O local recomendado para vacinação em felinosé a pata, por conta de possíveis surgimentosde neoplasias (Foto: reprodução)
“Comprei um rottweiler e me falaram que ele pode morrer de parvovirose”. Como declara a profissional, o pet pode vir a óbito por conta da doença mesmo tomando 20 doses da vacina apenas por não ser responsivo. Existe comprovação de várias linhagens genéticas de cães e gatos que não são responsivos à vacina, do mesmo jeito que alguns estudantes de Medicina Veterinária que recebem a imunização contra raiva não respondem. No caso dos cães, não adianta o veterinário prometer um esquema mágico que deixará o animal protegido. Se ele for de uma linhagem que não responde, estará susceptível”, afirma.

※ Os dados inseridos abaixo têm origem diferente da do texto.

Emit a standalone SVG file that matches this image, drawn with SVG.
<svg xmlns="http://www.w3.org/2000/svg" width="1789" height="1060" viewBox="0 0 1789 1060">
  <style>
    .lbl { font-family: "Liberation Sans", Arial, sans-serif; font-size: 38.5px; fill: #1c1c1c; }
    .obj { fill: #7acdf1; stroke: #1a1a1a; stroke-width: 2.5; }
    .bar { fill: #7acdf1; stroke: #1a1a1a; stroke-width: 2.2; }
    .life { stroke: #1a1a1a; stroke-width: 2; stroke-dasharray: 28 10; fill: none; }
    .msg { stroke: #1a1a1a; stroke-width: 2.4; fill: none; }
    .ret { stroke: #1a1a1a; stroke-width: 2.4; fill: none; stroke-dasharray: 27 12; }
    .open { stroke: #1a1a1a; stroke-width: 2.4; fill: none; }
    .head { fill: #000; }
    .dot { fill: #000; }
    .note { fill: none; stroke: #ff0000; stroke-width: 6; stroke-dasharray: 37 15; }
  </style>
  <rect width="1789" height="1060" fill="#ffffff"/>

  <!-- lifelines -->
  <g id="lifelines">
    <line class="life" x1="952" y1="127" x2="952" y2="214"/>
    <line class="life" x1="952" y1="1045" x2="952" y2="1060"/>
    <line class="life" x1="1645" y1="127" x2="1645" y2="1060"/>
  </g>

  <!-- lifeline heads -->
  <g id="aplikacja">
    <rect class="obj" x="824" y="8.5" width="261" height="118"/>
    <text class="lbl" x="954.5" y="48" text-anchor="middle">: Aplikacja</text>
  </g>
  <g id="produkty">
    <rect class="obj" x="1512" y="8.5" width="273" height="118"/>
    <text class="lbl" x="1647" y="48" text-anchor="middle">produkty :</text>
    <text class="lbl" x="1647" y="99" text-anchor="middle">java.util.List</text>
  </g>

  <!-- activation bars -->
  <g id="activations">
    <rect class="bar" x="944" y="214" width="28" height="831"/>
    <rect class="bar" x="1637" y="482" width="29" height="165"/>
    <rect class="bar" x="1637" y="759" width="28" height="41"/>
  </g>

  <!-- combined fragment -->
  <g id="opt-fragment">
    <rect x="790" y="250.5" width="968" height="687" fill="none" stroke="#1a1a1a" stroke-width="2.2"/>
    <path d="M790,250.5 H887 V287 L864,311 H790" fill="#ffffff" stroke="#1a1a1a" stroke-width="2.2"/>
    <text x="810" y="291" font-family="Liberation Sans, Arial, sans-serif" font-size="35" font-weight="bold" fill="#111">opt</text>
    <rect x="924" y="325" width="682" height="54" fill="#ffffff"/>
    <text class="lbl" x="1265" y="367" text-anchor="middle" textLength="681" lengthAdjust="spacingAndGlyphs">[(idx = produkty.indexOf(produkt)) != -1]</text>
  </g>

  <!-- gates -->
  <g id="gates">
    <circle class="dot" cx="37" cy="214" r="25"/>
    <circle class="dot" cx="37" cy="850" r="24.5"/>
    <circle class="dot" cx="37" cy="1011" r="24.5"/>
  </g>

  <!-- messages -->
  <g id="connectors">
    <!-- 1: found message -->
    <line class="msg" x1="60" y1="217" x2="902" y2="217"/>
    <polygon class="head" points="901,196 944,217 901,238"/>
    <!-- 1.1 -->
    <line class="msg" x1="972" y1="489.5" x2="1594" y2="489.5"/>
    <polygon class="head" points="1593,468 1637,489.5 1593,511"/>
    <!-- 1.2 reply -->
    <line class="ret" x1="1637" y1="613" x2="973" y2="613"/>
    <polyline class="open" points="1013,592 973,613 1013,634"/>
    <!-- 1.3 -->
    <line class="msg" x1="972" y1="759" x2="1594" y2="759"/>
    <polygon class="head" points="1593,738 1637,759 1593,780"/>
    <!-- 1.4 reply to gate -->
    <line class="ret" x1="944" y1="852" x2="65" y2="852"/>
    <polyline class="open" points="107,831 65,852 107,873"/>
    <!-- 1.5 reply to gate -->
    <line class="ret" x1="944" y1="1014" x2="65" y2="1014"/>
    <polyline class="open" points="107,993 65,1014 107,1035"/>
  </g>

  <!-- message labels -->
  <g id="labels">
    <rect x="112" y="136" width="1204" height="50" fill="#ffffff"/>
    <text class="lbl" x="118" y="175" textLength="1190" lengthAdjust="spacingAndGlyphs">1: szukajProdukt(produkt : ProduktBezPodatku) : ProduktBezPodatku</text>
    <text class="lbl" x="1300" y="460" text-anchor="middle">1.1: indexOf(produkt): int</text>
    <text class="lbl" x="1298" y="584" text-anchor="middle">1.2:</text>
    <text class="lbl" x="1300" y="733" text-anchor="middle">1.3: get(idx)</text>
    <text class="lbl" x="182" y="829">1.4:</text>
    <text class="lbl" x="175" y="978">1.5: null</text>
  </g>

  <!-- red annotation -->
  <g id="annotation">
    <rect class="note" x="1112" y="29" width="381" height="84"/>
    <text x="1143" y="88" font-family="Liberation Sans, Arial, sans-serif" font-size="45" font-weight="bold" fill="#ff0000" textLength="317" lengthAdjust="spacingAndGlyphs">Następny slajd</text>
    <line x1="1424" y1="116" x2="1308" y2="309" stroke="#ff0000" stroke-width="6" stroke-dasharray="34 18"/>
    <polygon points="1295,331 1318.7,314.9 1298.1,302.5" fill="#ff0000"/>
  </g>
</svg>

“Raça é um fator de risco para parvovirose”. Como indicado por Valéria, não existem comprovações científicas sobre isso, o que existe é uma maior susceptibilidade quando o animal é puro de raça ou quando ele é misto. “Então, qual seria a solução para um cão de raça considerada mais predisponente? Principalmente no rottweiler, constituir a sorologia e mostrar para o tutor que o pet não respondeu à vacina e, assim, terá que ficar um bom tempo isolado, sem ir para uma praça pública ou hotel, porque, talvez, ele não tenha, realmente, imunidade”, alerta e adiciona os dobermans a este grupo.

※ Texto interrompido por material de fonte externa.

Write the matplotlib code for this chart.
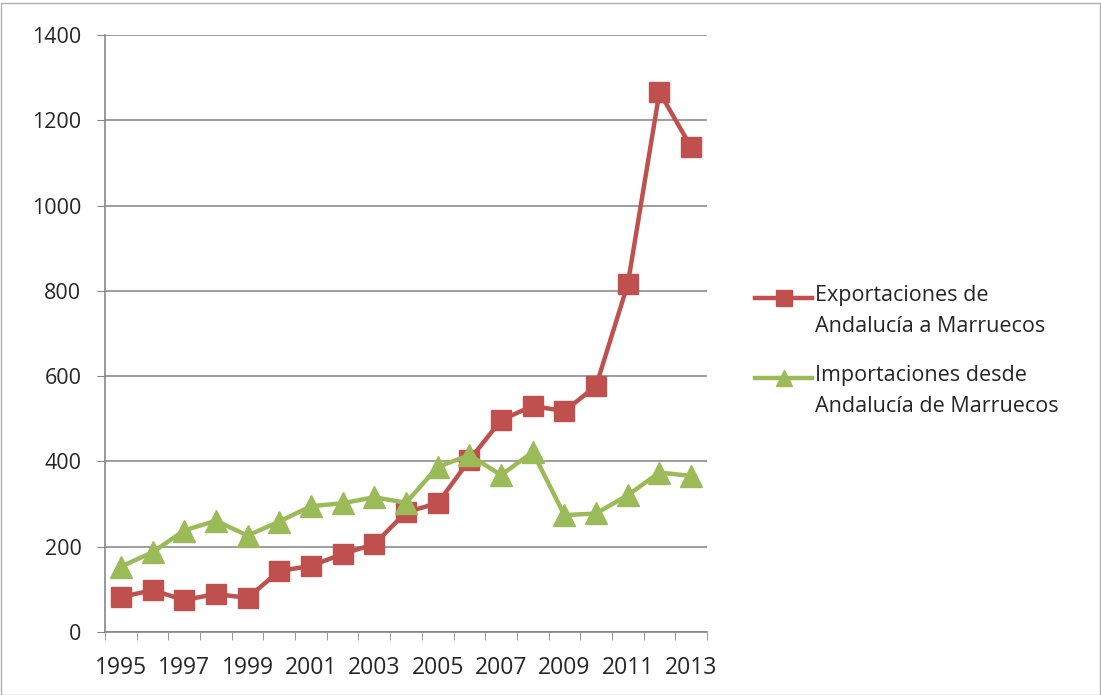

“Tenho medo de aplicar a vacina para leucemia e raiva em gatos, porque ela dá câncer”. Há possibilidade, de acordo com a especialista, dessas vacinas causarem sarcoma de aplicação, porém, já se sabe que esses animais que possuem sarcoma pós vacina também podem desenvolvê-lo por qualquer aplicação, inclusive após colocação de chip. “Há controvérsias sobre a vacinação como a culpada, principalmente sobre a afirmação de que as vacinas inativadas são causadoras de sarcomas porque contém adjuvantes. No entanto, isso não é comprovado cientificamente. O gatilho para a formação do tumor é a inflamação crônica que a aplicação acaba causando. Por isso, o local recomendado, atualmente, para fazer vacina em felinos, é a pata. Desse modo, caso apareça alguma neoplasia, a amputação do membro é considerada uma opção, uma vez que a retirada do tumor é uma das poucas alternativas de tratamento e aumenta a sobrevida do animal”, orienta.
Considerações essenciais. A profissional defende que não há necessidade de aplicar o mesmo esquema vacinal dos filhotes nos pets mais velhos. “Recomenda-se, no máximo, duas vacinas e, depois, revacinações anuais, não mais do que isso”, salienta. No caso dos felinos, especificamente aqueles que vivem em apartamento, depende do risco: “Se o gato passeia pelo condomínio e tem contato com outros, o tutor deve continuar com o esquema vacinal, anualmente. Mas se o pet é adulto e não sai desde que entrou no apartamento, longe de outros gatos, pode ser imunizado a cada três anos, como o indicado pelo Guia da WSAVA.
O sucesso da vacina, para Valéria, só é possível por meio da ampliação de pesquisas científicas e divulgação de conhecimento básico das principais causas de falhas vacinais e sobre o uso da sorologia para avaliar a resposta imune e, assim, tomar as medidas pertinentes. “Eu concordo que, talvez, a melhor forma de elaborar um esquema vacinal é com o uso da sorologia, tanto para vacinar, quanto para revacinar. Também acredito que temos que vencer os paradigmas por meio de pesquisa, porque se não tivermos respaldo científico, não podemos concluir se é mito ou verdade. Conhecimento técnico é a melhor forma de evitar o que chamamos de mito”, finaliza.